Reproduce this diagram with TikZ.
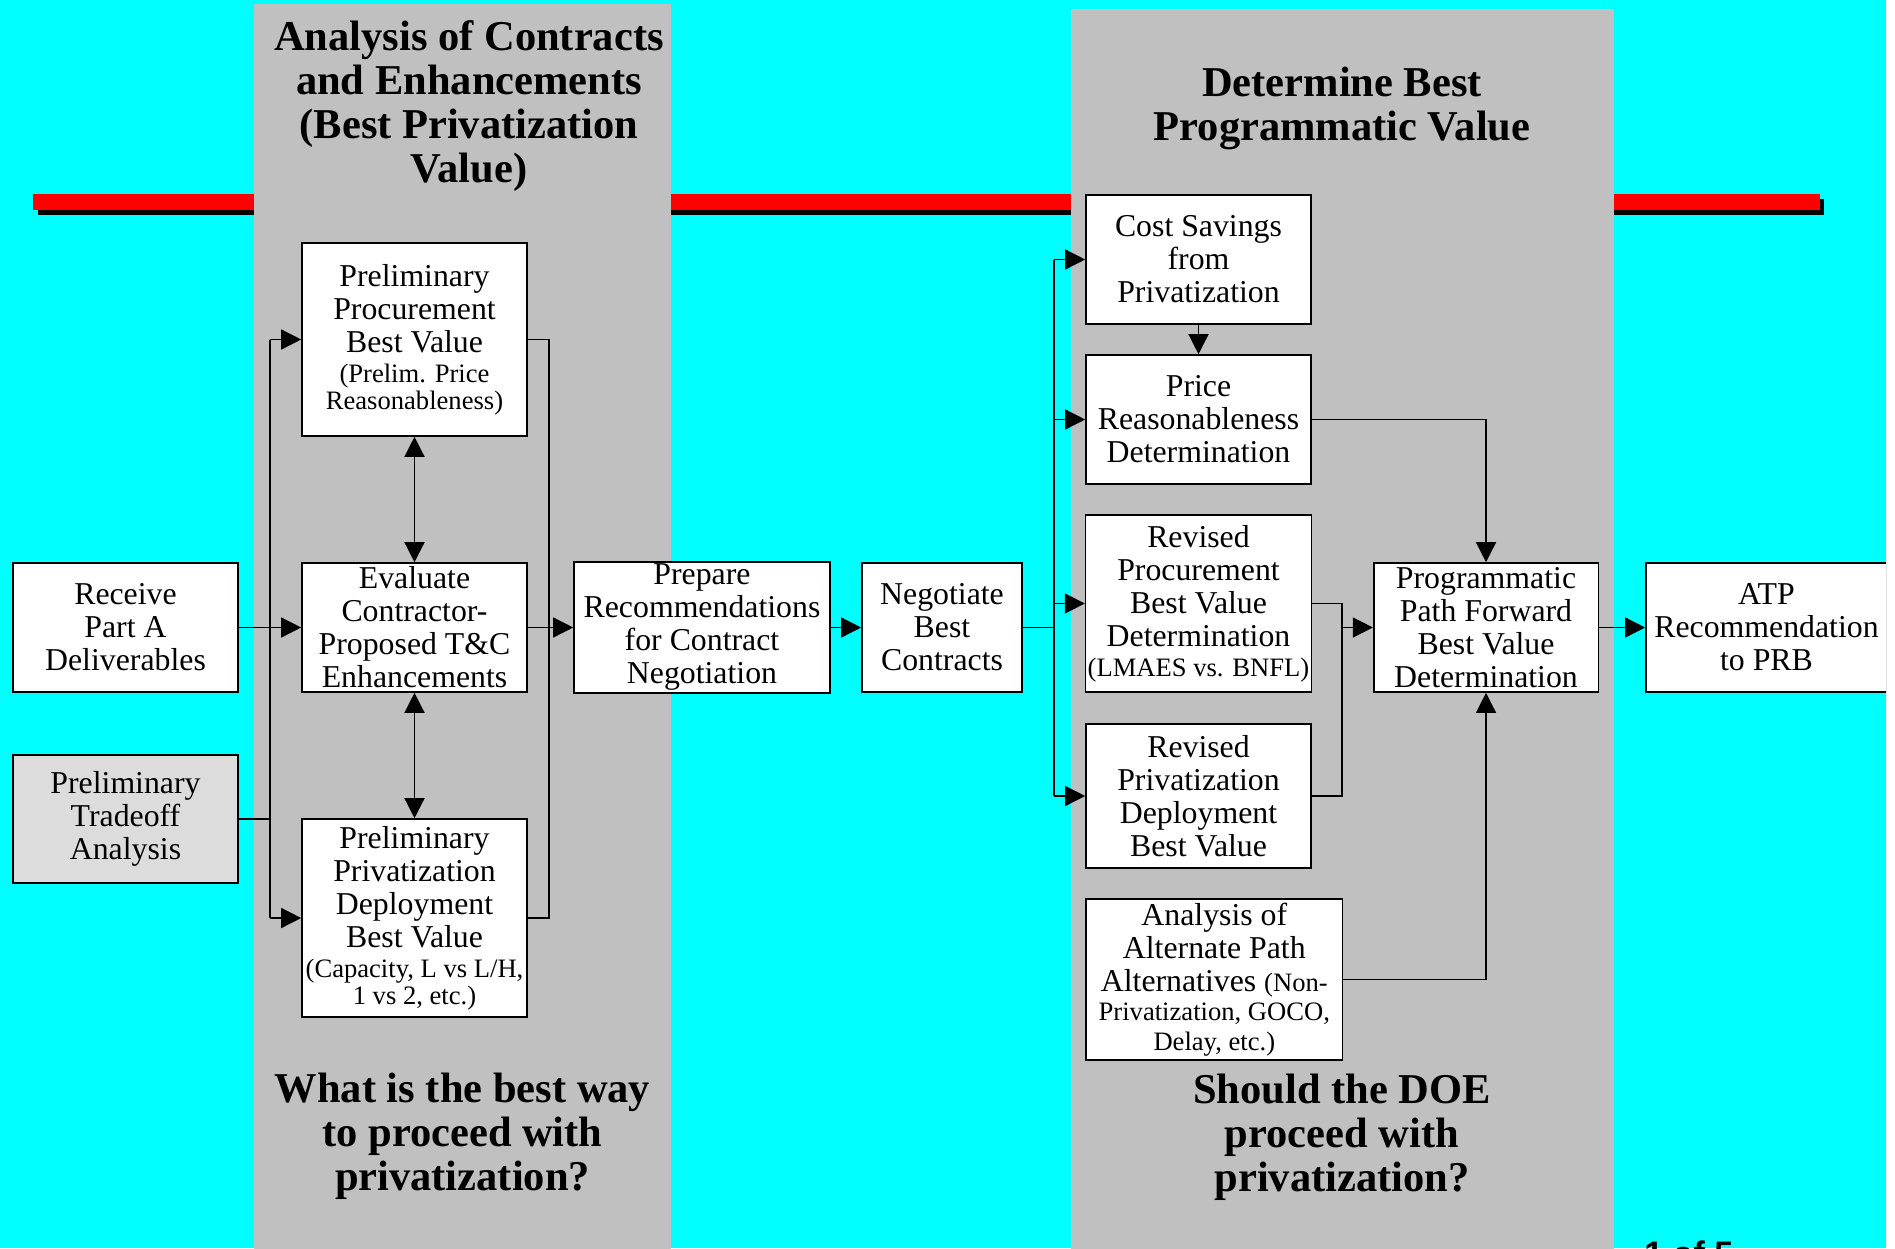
\documentclass[tikz,border=0pt]{standalone}
\usepackage{fontspec}
\setmainfont{Liberation Serif}
\newfontfamily\pagefont{Liberation Sans}
\usetikzlibrary{arrows.meta}

\definecolor{skycyan}{HTML}{00FFFF}
\definecolor{panelgray}{HTML}{C0C0C0}
\definecolor{inputgray}{HTML}{DCDCDC}

\newcommand\bodyfont{\fontsize{15.9}{16.5}\selectfont}
\newcommand\smalltxt{\fontsize{13.3}{13}\selectfont}
\newcommand\titlefont{\fontsize{21.25}{22}\selectfont\bfseries}

\tikzset{
  box/.style={draw, fill=white, line width=0.8pt, align=center, inner sep=1pt,
    minimum width=112.5pt, minimum height=64.5pt, font=\bodyfont},
  title/.style={align=center, inner sep=0pt, font=\titlefont},
  link/.style={line width=0.7pt},
  arr/.style={link, -{Triangle[length=10pt,width=10pt]}},
  dblarr/.style={link, {Triangle[length=10pt,width=10pt]}-{Triangle[length=10pt,width=10pt]}},
}

\begin{document}
\begin{tikzpicture}[x=0.5pt,y=-0.5pt]

    \useasboundingbox (0,0) rectangle (1895,1248);
    \fill[white] (0,0) rectangle (1895,1248);

    \begin{scope}
    \clip (0,0) rectangle (1886,1248);
    \fill[skycyan] (0,0) rectangle (1886,1248);

    %%%%%%%%%%%%%%%%%%
    %%%%% Banner %%%%%
    %%%%%%%%%%%%%%%%%%

    % Red bar with its black shadow
    \fill[black] (38,199) rectangle (1824,215);
    \fill[red] (33,194) rectangle (1819.5,210);

    % The two grey columns
    \fill[panelgray] (254,4) rectangle (671,1250);
    \fill[panelgray] (1070.5,9) rectangle (1614,1250);

    \node[title] (ttlA) at (469,106.5) {Analysis of Contracts\\ and Enhancements\\ (Best Privatization\\ Value)};
    \node[title] (ttlB) at (1342,108.5) {Determine Best\\ Programmatic Value};
    \node[title] (askA) at (462.5,1136.5) {What is the best way\\ to proceed with\\ privatization?};
    \node[title] (askB) at (1342,1137) {Should the DOE\\ proceed with\\ privatization?};

    %%%%%%%%%%%%%%%%%%
    %%%%% Step 1 %%%%%
    %%%%%%%%%%%%%%%%%%

    \node[box] (recv) at (125.5,627.5) {Receive\\ Part A\\ Deliverables};
    \node[box, fill=inputgray, minimum height=64pt] (trade) at (125.5,819) {Preliminary\\ Tradeoff\\ Analysis};

    \node[box, minimum height=96.5pt] (pproc) at (414.5,339.5)
      {Preliminary\\ Procurement\\ Best Value\\[-1.5pt] \smalltxt (Prelim. Price\\[-3.2pt] \smalltxt Reasonableness)};
    \node[box] (evalc) at (414.5,627.5)
      {Evaluate\\ Contractor-\\ Proposed T\&C\\ Enhancements};
    \node[box, minimum height=99pt] (ppriv) at (414.5,918)
      {Preliminary\\ Privatization\\ Deployment\\ Best Value\\[-1.5pt] \smalltxt (Capacity, L vs L/H,\\[-3.2pt] \smalltxt 1 vs 2, etc.)};

    % Bus lines on each side of the column
    \coordinate (busL) at (270,0);
    \coordinate (busR) at (549,0);

    \draw[link] (trade.east) -- (trade.east -| busL);
    \draw[link] (busL |- pproc.west) -- (busL |- ppriv.west);
    \draw[arr] (busL |- pproc.west) -- (pproc.west);
    \draw[arr] (busL |- ppriv.west) -- (ppriv.west);
    \draw[arr] (recv) -- (evalc);

    \draw[dblarr] (pproc) -- (evalc);
    \draw[dblarr] (evalc) -- (ppriv);

    \draw[link] (pproc.east) -| (busR |- ppriv.east) -- (ppriv.east);

    %%%%%%%%%%%%%%%%%%
    %%%%% Step 2 %%%%%
    %%%%%%%%%%%%%%%%%%

    \node[box, minimum width=128pt] (prep) at (702,627.5)
      {Prepare\\ Recommendations\\ for Contract\\ Negotiation};
    \node[box, minimum width=80pt] (nego) at (942,627.5) {Negotiate\\ Best\\ Contracts};

    \draw[arr] (evalc) -- (prep);
    \draw[arr] (prep) -- (nego);

    %%%%%%%%%%%%%%%%%%
    %%%%% Step 3 %%%%%
    %%%%%%%%%%%%%%%%%%

    \node[box] (cost) at (1198.5,259.5) {Cost Savings\\ from\\ Privatization};
    \node[box] (price) at (1198.5,419.5) {Price\\ Reasonableness\\ Determination};
    \node[box, minimum height=88.5pt] (rproc) at (1198.5,603.5)
      {Revised\\ Procurement\\ Best Value\\ Determination\\[-1.5pt] \smalltxt (LMAES vs. BNFL)};
    \node[box, minimum height=72pt] (rpriv) at (1198.5,796)
      {Revised\\ Privatization\\ Deployment\\ Best Value};
    \node[box, minimum width=128.3pt, minimum height=80.5pt] (alt) at (1214.3,979.5)
      {Analysis of\\ Alternate Path\\ Alternatives {\smalltxt (Non-}\\[-2pt] \smalltxt Privatization, GOCO,\\[-1.5pt] \smalltxt Delay, etc.)};

    \node[box, minimum width=112.3pt] (prog) at (1486,627.5)
      {Programmatic\\ Path Forward\\ Best Value\\ Determination};
    \node[box, minimum width=120.5pt] (atp) at (1766.5,627.5) {ATP\\ Recommendation\\ to PRB};

    \coordinate (busM) at (1054,0);
    \coordinate (busP) at (1342,0);

    % Fan out after negotiation
    \draw[link] (nego.east) -- (nego.east -| busM);
    \draw[link] (busM |- cost.west) -- (busM |- rpriv.west);
    \foreach \n in {cost,price,rproc,rpriv}
      \draw[arr] (busM |- \n.west) -- (\n.west);

    \draw[arr] (cost) -- (price);
    \draw[arr] (price.east) -| (prog.north);

    % Join the two revised values
    \draw[link] (rproc.east) -| (busP |- rpriv.east) -- (rpriv.east);
    \draw[arr] (busP |- prog.west) -- (prog.west);

    \draw[arr] (alt.east) -| (prog.south);
    \draw[arr] (prog) -- (atp);

    % Page number, cut by the lower edge
    \node[anchor=base west, inner sep=0pt, font=\pagefont\bfseries\fontsize{17}{17}\selectfont] (pageno) at (1644,1265) {1 of 5};
    \end{scope}

\end{tikzpicture}
\end{document}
——
= AIM =
List the lines that contain the word "with".

= TASK ANSWER =
Reproduce this diagram with TikZ.
    % Red bar with its black shadow
    \node[title] (askA) at (462.5,1136.5) {What is the best way\\ to proceed with\\ privatization?};
    \node[title] (askB) at (1342,1137) {Should the DOE\\ proceed with\\ privatization?};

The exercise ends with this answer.